In regard to the likelihood of defendant’s escape, there is no reason to disturb Supreme Court’s determination that this prospect was most improbable. However, some comment is in order with respect to the court’s conclusion that it is unlikely evidence would have been destroyed or removed from the premises in the additional time needed to obtain a warrant (if it had not already been destroyed or removed). The court seems to have placed altogether too much emphasis on this factor in suppressing the evidence recovered from defendant’s apartment. The impending destruction of evidence may justify breaking down a door (United States v Gomez, supra); however, this is not one of the enumerated factors to be taken into account in the evaluation of a warrantless arrest in the home (People v Cruz, supra, at 160). People v Knapp (52 NY2d 689), upon which Supreme Court relied, deals solely with the situation in which a warrantless search was conducted after the suspects had been taken into custody, and is not directly on point. In any event, that the immediate prospect of the destruction of evidence may justify an intrusion into a suspect’s home (People v Knapp, supra, at 695-696) does not require the obverse conclusion that such intrusion is justified only by the immediate prospect of the destruction of evidence.

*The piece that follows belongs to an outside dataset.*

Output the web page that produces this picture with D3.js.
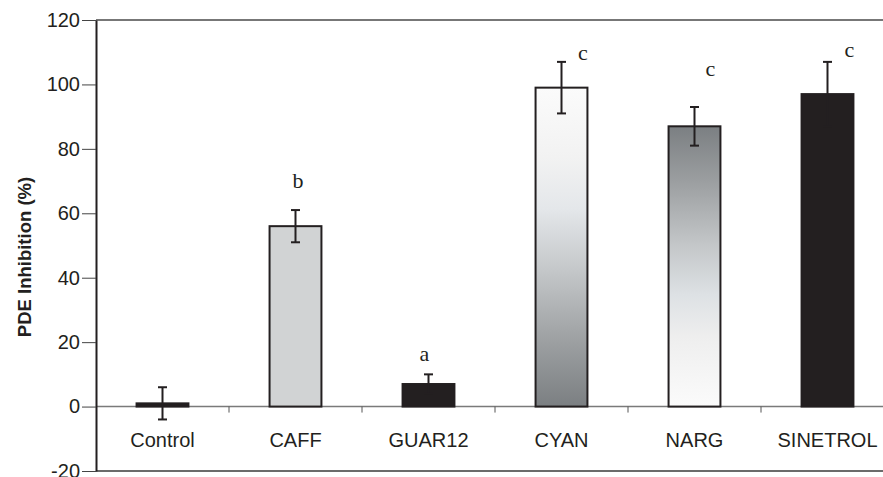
<!DOCTYPE html>
<html>
<head>
<meta charset="utf-8">
<script src="https://cdn.jsdelivr.net/npm/d3@7/dist/d3.min.js"></script>
<style>
  html, body { margin: 0; padding: 0; background: #fff; }
  svg { display: block; }
</style>
</head>
<body>
<svg id="chart" width="883" height="477"></svg>
<script>
// ---- data ----
const categories = ["Control", "CAFF", "GUAR12", "CYAN", "NARG", "SINETROL"];
const values = [1, 56, 7, 99, 87, 97];
const errors = [5, 5, 3, 8, 6, 10];
const sigLetters = ["", "b", "a", "c", "c", "c"];
const sigLetterY = [null, 68, 14, 107.5, 102.5, 108.5];
const yTicks = [-20, 0, 20, 40, 60, 80, 100, 120];
const yLabel = "PDE Inhibition (%)";

// ---- layout ----
const W = 883, H = 477;
const dark = "#231f20";
const svg = d3.select("#chart");
const defs = svg.append("defs");

const y = d3.scaleLinear().domain([-20, 120]).range([471, 20]);
const x = d3.scaleBand().domain(categories).range([96, 894]).padding(0);
const barW = x.bandwidth() * 0.39;

// gradients
function grad(id, stops) {
  const g = defs.append("linearGradient").attr("id", id)
    .attr("x1", 0).attr("y1", 0).attr("x2", 0).attr("y2", 1);
  stops.forEach(s => g.append("stop").attr("offset", s[0]).attr("stop-color", s[1]));
}
grad("gCyan", [[0, "#fbfbfb"], [0.22, "#f2f2f2"], [0.38, "#e4e7ea"], [0.58, "#c3c6c8"], [0.8, "#9c9fa1"], [1, "#7b7f82"]]);
grad("gNarg", [[0, "#7b7f82"], [0.2, "#9c9fa1"], [0.42, "#c3c6c8"], [0.6, "#dde1e4"], [0.75, "#eeeeee"], [1, "#fbfbfb"]]);

const fills = {
  "Control": dark,
  "CAFF": "#d1d3d4",
  "GUAR12": dark,
  "CYAN": "url(#gCyan)",
  "NARG": "url(#gNarg)",
  "SINETROL": dark
};

// frame lines (top and bottom), extending to the right edge
svg.append("line").attr("x1", 96).attr("x2", W).attr("y1", y(120)).attr("y2", y(120))
  .attr("stroke", "#4a4a4a").attr("stroke-width", 1.5);
svg.append("line").attr("x1", 96).attr("x2", W).attr("y1", y(-20)).attr("y2", y(-20))
  .attr("stroke", "#3a3a3a").attr("stroke-width", 1.5);

// zero line
svg.append("line").attr("x1", 96).attr("x2", W).attr("y1", y(0)).attr("y2", y(0))
  .attr("stroke", "#7a7a7a").attr("stroke-width", 1.5);

// category boundary ticks
svg.append("g").selectAll("line").data(categories.slice(1)).join("line")
  .attr("x1", d => x(d)).attr("x2", d => x(d))
  .attr("y1", y(0)).attr("y2", y(0) + 6)
  .attr("stroke", "#555").attr("stroke-width", 1);

// bars
const data = categories.map((c, i) => ({ c, v: values[i], e: errors[i], s: sigLetters[i], sy: sigLetterY[i], i }));
svg.append("g").selectAll("rect").data(data).join("rect")
  .attr("x", d => x(d.c) + x.bandwidth() / 2 - barW / 2)
  .attr("y", d => y(Math.max(d.v, 0)))
  .attr("width", barW)
  .attr("height", d => Math.abs(y(0) - y(d.v)))
  .attr("fill", d => fills[d.c])
  .attr("stroke", dark).attr("stroke-width", 2);

// error bars
const eg = svg.append("g").attr("stroke", dark).attr("stroke-width", 2);
data.forEach(d => {
  const cx = x(d.c) + x.bandwidth() / 2;
  eg.append("line").attr("x1", cx).attr("x2", cx).attr("y1", y(d.v - d.e)).attr("y2", y(d.v + d.e));
  eg.append("line").attr("x1", cx - 4.5).attr("x2", cx + 4.5).attr("y1", y(d.v + d.e)).attr("y2", y(d.v + d.e));
  eg.append("line").attr("x1", cx - 4.5).attr("x2", cx + 4.5).attr("y1", y(d.v - d.e)).attr("y2", y(d.v - d.e));
});

// significance letters
const letterDx = [0, 2.5, -4, 21.5, 16, 22];
svg.append("g").selectAll("text").data(data.filter(d => d.s)).join("text")
  .attr("x", d => x(d.c) + x.bandwidth() / 2 + letterDx[d.i])
  .attr("y", d => y(d.sy))
  .attr("text-anchor", "middle")
  .attr("font-family", "'Liberation Serif', 'Times New Roman', serif")
  .attr("font-size", 22)
  .attr("fill", dark)
  .text(d => d.s);

// y axis
const yAxis = svg.append("g").attr("transform", "translate(96,0)")
  .call(d3.axisLeft(y).tickValues(yTicks).tickFormat(d => String(d))
    .tickSize(14).tickPadding(2).tickSizeOuter(0));
yAxis.select(".domain").attr("stroke", dark).attr("stroke-width", 2);
yAxis.selectAll(".tick line").attr("stroke", "#444").attr("stroke-width", 1);
yAxis.selectAll(".tick text")
  .attr("font-family", "'Liberation Sans', Arial, sans-serif")
  .attr("font-size", 20).attr("fill", dark);

// x category labels
svg.append("g").selectAll("text").data(categories).join("text")
  .attr("x", d => x(d) + x.bandwidth() / 2)
  .attr("y", y(0) + 40)
  .attr("text-anchor", "middle")
  .attr("font-family", "'Liberation Sans', Arial, sans-serif")
  .attr("font-size", 20).attr("fill", dark)
  .text(d => d);

// y axis title
svg.append("text")
  .attr("transform", "translate(31,257) rotate(-90)")
  .attr("text-anchor", "middle")
  .attr("font-family", "'Liberation Sans', Arial, sans-serif")
  .attr("font-weight", "bold")
  .attr("font-size", 18.5).attr("fill", dark)
  .text(yLabel);
</script>
</body>
</html>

Accordingly, the order of the Supreme Court, New York County (Murray Mogel, J.), entered August 8, 1994, which granted defendant’s motion to suppress physical evidence, statements made to police and lineup identification testimony, under indictment No. 9112/93, charging him with robbery in the first degree, should be reversed, on the law, the motion denied, and the matter remitted to Supreme Court for further proceedings.